Available data:
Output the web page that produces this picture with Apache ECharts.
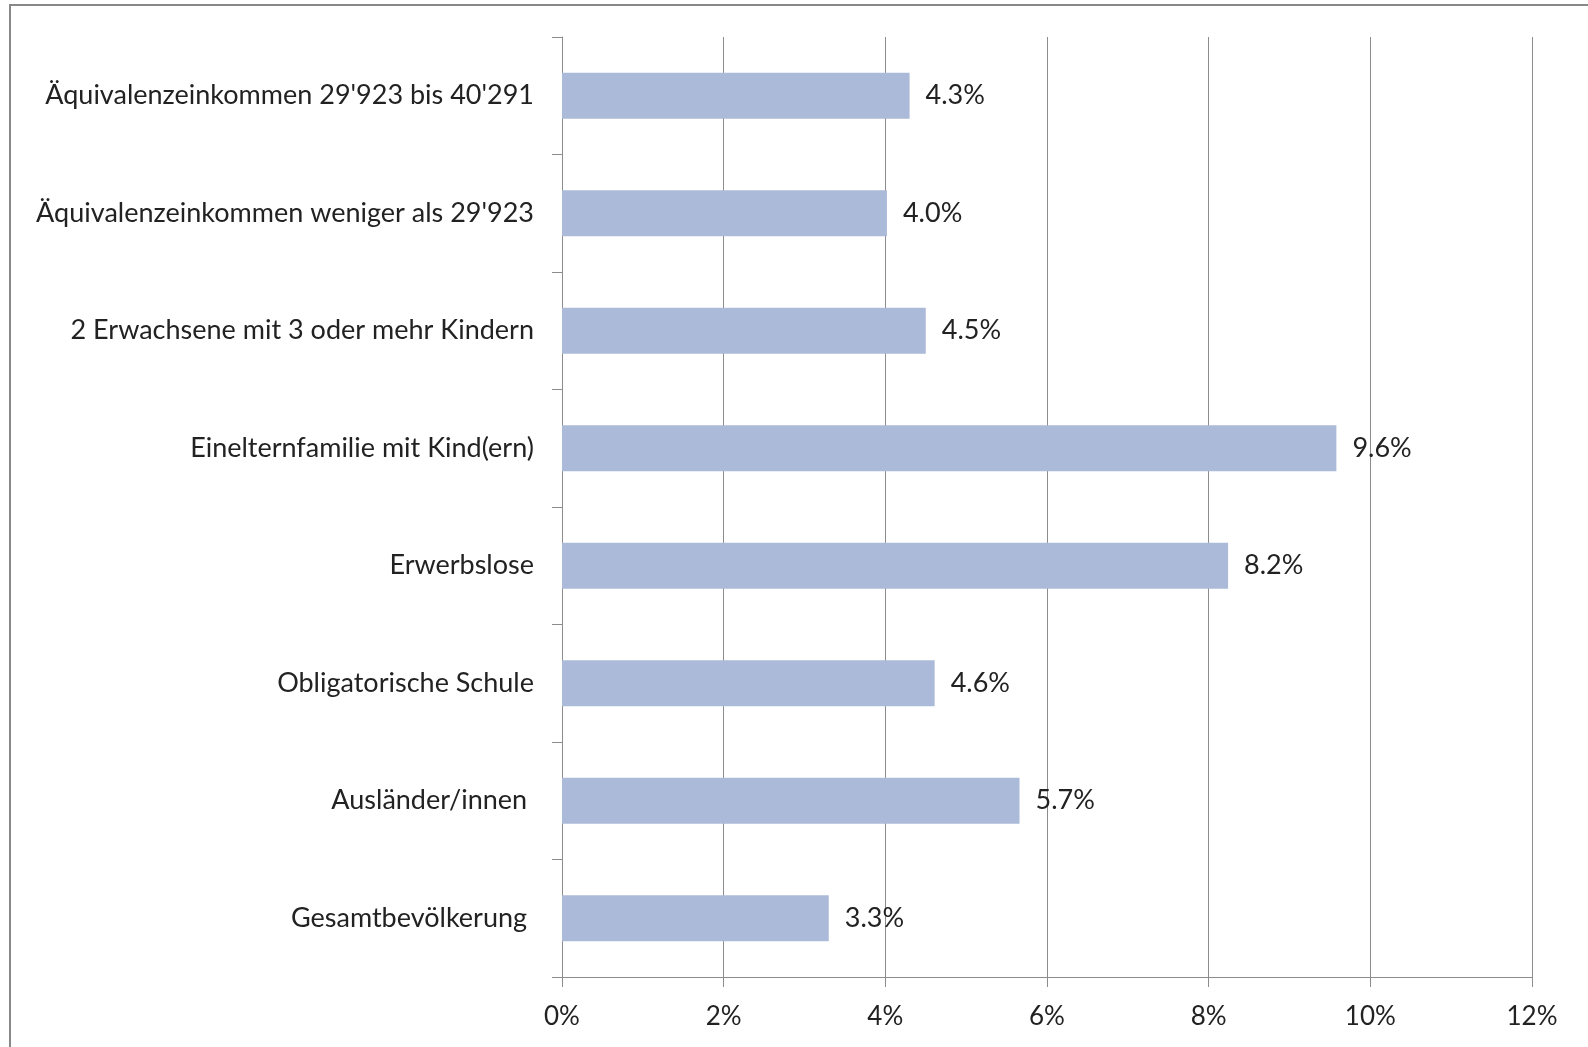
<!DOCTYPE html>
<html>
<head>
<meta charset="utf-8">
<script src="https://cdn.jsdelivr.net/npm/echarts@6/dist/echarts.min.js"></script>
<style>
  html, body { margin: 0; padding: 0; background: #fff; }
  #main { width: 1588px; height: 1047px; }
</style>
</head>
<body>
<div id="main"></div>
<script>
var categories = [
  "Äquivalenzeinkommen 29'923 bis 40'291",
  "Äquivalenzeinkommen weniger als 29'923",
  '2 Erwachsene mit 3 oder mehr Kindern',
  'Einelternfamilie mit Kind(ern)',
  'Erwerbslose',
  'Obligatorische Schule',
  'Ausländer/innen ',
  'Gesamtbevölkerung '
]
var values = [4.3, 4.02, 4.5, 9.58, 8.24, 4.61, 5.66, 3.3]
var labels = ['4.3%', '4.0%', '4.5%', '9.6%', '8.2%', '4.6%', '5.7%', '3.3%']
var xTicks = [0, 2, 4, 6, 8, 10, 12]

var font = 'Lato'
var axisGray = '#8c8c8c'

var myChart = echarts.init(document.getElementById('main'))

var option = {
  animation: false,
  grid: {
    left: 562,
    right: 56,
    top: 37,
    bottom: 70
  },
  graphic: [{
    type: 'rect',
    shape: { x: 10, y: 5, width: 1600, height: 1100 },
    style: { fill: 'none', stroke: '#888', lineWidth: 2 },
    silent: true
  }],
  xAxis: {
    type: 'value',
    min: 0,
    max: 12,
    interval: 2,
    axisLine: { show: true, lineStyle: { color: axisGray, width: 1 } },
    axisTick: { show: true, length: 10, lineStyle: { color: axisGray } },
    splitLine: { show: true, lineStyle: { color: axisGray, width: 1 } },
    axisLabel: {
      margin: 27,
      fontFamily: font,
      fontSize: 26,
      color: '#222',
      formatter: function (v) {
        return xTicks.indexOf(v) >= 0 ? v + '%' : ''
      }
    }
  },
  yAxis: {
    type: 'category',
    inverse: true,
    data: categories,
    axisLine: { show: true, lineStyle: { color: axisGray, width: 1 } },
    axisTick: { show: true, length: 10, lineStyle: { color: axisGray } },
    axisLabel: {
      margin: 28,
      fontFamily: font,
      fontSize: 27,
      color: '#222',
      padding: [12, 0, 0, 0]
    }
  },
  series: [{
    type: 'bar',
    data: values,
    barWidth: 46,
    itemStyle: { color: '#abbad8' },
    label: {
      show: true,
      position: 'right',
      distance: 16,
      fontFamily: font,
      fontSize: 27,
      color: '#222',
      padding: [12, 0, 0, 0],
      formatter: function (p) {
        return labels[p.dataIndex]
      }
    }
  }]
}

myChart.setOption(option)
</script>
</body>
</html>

Exercise description: Without the pictures, output the full listing exactly as it stands.

Reply to the exercise:
Output the web page that produces this picture with Apache ECharts.
<!DOCTYPE html>
<html>
<head>
<meta charset="utf-8">
<script src="https://cdn.jsdelivr.net/npm/echarts@6/dist/echarts.min.js"></script>
<style>
  html, body { margin: 0; padding: 0; background: #fff; }
  #main { width: 1588px; height: 1047px; }
</style>
</head>
<body>
<div id="main"></div>
<script>
var categories = [
  "Äquivalenzeinkommen 29'923 bis 40'291",
  "Äquivalenzeinkommen weniger als 29'923",
  '2 Erwachsene mit 3 oder mehr Kindern',
  'Einelternfamilie mit Kind(ern)',
  'Erwerbslose',
  'Obligatorische Schule',
  'Ausländer/innen ',
  'Gesamtbevölkerung '
]
var values = [4.3, 4.02, 4.5, 9.58, 8.24, 4.61, 5.66, 3.3]
var labels = ['4.3%', '4.0%', '4.5%', '9.6%', '8.2%', '4.6%', '5.7%', '3.3%']
var xTicks = [0, 2, 4, 6, 8, 10, 12]

var font = 'Lato'
var axisGray = '#8c8c8c'

var myChart = echarts.init(document.getElementById('main'))

var option = {
  animation: false,
  grid: {
    left: 562,
    right: 56,
    top: 37,
    bottom: 70
  },
  graphic: [{
    type: 'rect',
    shape: { x: 10, y: 5, width: 1600, height: 1100 },
    style: { fill: 'none', stroke: '#888', lineWidth: 2 },
    silent: true
  }],
  xAxis: {
    type: 'value',
    min: 0,
    max: 12,
    interval: 2,
    axisLine: { show: true, lineStyle: { color: axisGray, width: 1 } },
    axisTick: { show: true, length: 10, lineStyle: { color: axisGray } },
    splitLine: { show: true, lineStyle: { color: axisGray, width: 1 } },
    axisLabel: {
      margin: 27,
      fontFamily: font,
      fontSize: 26,
      color: '#222',
      formatter: function (v) {
        return xTicks.indexOf(v) >= 0 ? v + '%' : ''
      }
    }
  },
  yAxis: {
    type: 'category',
    inverse: true,
    data: categories,
    axisLine: { show: true, lineStyle: { color: axisGray, width: 1 } },
    axisTick: { show: true, length: 10, lineStyle: { color: axisGray } },
    axisLabel: {
      margin: 28,
      fontFamily: font,
      fontSize: 27,
      color: '#222',
      padding: [12, 0, 0, 0]
    }
  },
  series: [{
    type: 'bar',
    data: values,
    barWidth: 46,
    itemStyle: { color: '#abbad8' },
    label: {
      show: true,
      position: 'right',
      distance: 16,
      fontFamily: font,
      fontSize: 27,
      color: '#222',
      padding: [12, 0, 0, 0],
      formatter: function (p) {
        return labels[p.dataIndex]
      }
    }
  }]
}

myChart.setOption(option)
</script>
</body>
</html>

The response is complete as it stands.